According to Merkachyova, she visited Maksimenko when he was held at the Lefortovo detention center in Moscow before and during his trial. Merkachyova stressed that Maksimenko was held in the "worst, cold cell," and "was afraid of possible poisoning."
"He also said that he would never commit suicide. And therefore, his death looks even more strange," Merkachyova said on Telegram.
Maksimenko was arrested in 2016 on suspicion of obtaining a bribe from a notorious criminal kingpin, "thief-in-law" Zakhary Kalashov, known among criminal circles as Shakro Molodoi. "Thief-in-law" is the highest title in the criminal hierarchy traditionally given to kingpins among criminal groups in former Soviet republics.
Investigators said at the time that Maksimenko, along with the former chief of the Investigative Committee's Moscow branch, Aleksandr Drymanov, and several other top investigators received $1 million for assisting to get a criminal kingpin Andrei Koichukov, known under nickname Italyanets (Italian), released.
Koichukov was then in pretrial detention for alleged involvement in a shoot-out in Moscow related to a high-profile extortion case.

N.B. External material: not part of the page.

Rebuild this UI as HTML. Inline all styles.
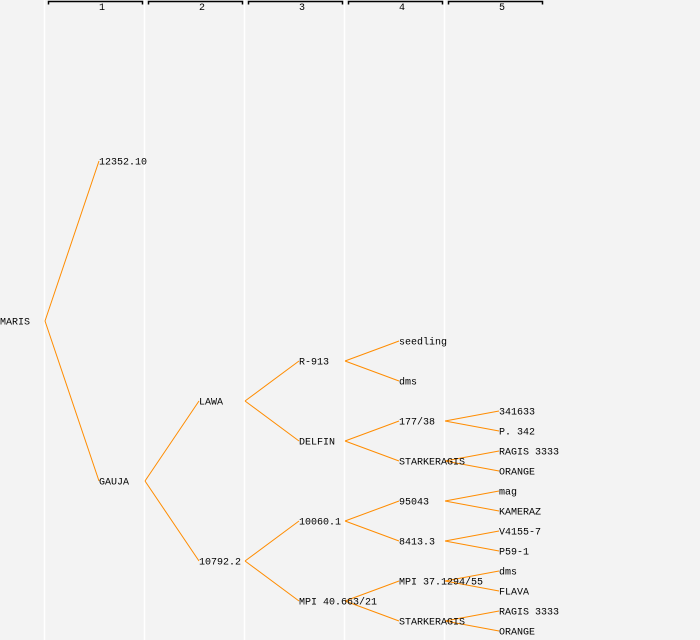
<!DOCTYPE html>
<html><head><style>
html,body{margin:0;padding:0;background:#f3f3f3;}
svg{display:block}
text{font-family:"Liberation Mono",monospace;font-size:10px;fill:#000}
</style></head><body>
<svg width="700" height="640" viewBox="0 0 700 640">
<rect width="700" height="640" fill="#f3f3f3"/>
<g stroke="#fff" stroke-width="1.5">
<line x1="44.5" y1="0" x2="44.5" y2="640"/><line x1="144.5" y1="0" x2="144.5" y2="640"/>
<line x1="244.5" y1="0" x2="244.5" y2="640"/><line x1="344.5" y1="0" x2="344.5" y2="640"/>
<line x1="444.5" y1="0" x2="444.5" y2="640"/>
</g>
<g stroke="#000" stroke-width="1.5" fill="none">
<path d="M48.5,4.5V1.5H142.5V4.5"/><path d="M148.5,4.5V1.5H242.5V4.5"/>
<path d="M248.5,4.5V1.5H342.5V4.5"/><path d="M348.5,4.5V1.5H442.5V4.5"/>
<path d="M448.5,4.5V1.5H542.5V4.5"/>
</g>
<g style="font-size:8px" text-anchor="middle">
<text x="102" y="10">1</text><text x="202" y="10">2</text><text x="302" y="10">3</text><text x="402" y="10">4</text><text x="502" y="10">5</text>
</g>
<g stroke="#ff8c00" stroke-width="1" fill="none">
<path d="M45,321L99,161M45,321L99,481"/>
<path d="M145,481L199,401M145,481L199,561"/>
<path d="M245,401L299,361M245,401L299,441M245,561L299,521M245,561L299,601"/>
<path d="M345,361L399,341M345,361L399,381M345,441L399,421M345,441L399,461"/>
<path d="M345,521L399,501M345,521L399,541M345,601L399,581M345,601L399,621"/>
<path d="M445,421L499,411M445,421L499,431M445,461L499,451M445,461L499,471"/>
<path d="M445,501L499,491M445,501L499,511M445,541L499,531M445,541L499,551"/>
<path d="M445,581L499,571M445,581L499,591M445,621L499,611M445,621L499,631"/>
</g>
<g dominant-baseline="central" transform="translate(0,2)">
<text x="0" y="321">MARIS</text>
<text x="99" y="161">12352.10</text><text x="99" y="481">GAUJA</text>
<text x="199" y="401">LAWA</text><text x="199" y="561">10792.2</text>
<text x="299" y="361">R-913</text><text x="299" y="441">DELFIN</text>
<text x="299" y="521">10060.1</text><text x="299" y="601">MPI 40.663/21</text>
<text x="399" y="341">seedling</text><text x="399" y="381">dms</text>
<text x="399" y="421">177/38</text><text x="399" y="461">STARKERAGIS</text>
<text x="399" y="501">95043</text><text x="399" y="541">8413.3</text>
<text x="399" y="581">MPI 37.1294/55</text><text x="399" y="621">STARKERAGIS</text>
<text x="499" y="411">341633</text><text x="499" y="431">P. 342</text>
<text x="499" y="451">RAGIS 3333</text><text x="499" y="471">ORANGE</text>
<text x="499" y="491">mag</text><text x="499" y="511">KAMERAZ</text>
<text x="499" y="531">V4155-7</text><text x="499" y="551">P59-1</text>
<text x="499" y="571">dms</text><text x="499" y="591">FLAVA</text>
<text x="499" y="611">RAGIS 3333</text><text x="499" y="631">ORANGE</text>
</g>
</svg>
</body></html>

In 2018, a court in Moscow sentenced Maksimenko to 14 years and Drymanov to 12 years in prison after finding them guilty of abuse of office and bribe-taking. Two other defendants in the case, the Investigative Committee's top officers, Aleksei Kramarenko and Denis Nikandrov, were sentenced to 10 and 5 1/2 years in prison, respectively, on the same charges.
Nikandrov pleaded guilty and testified against other defendants in the case.
Maksimenko maintained his innocence.
Last week, Kramarenko's lawyer, Ivan Mironov, said his client was pardoned by President Vladimir Putin after the Defense Ministry had recruited him from a penal colony six months earlier to the ongoing war in Ukraine.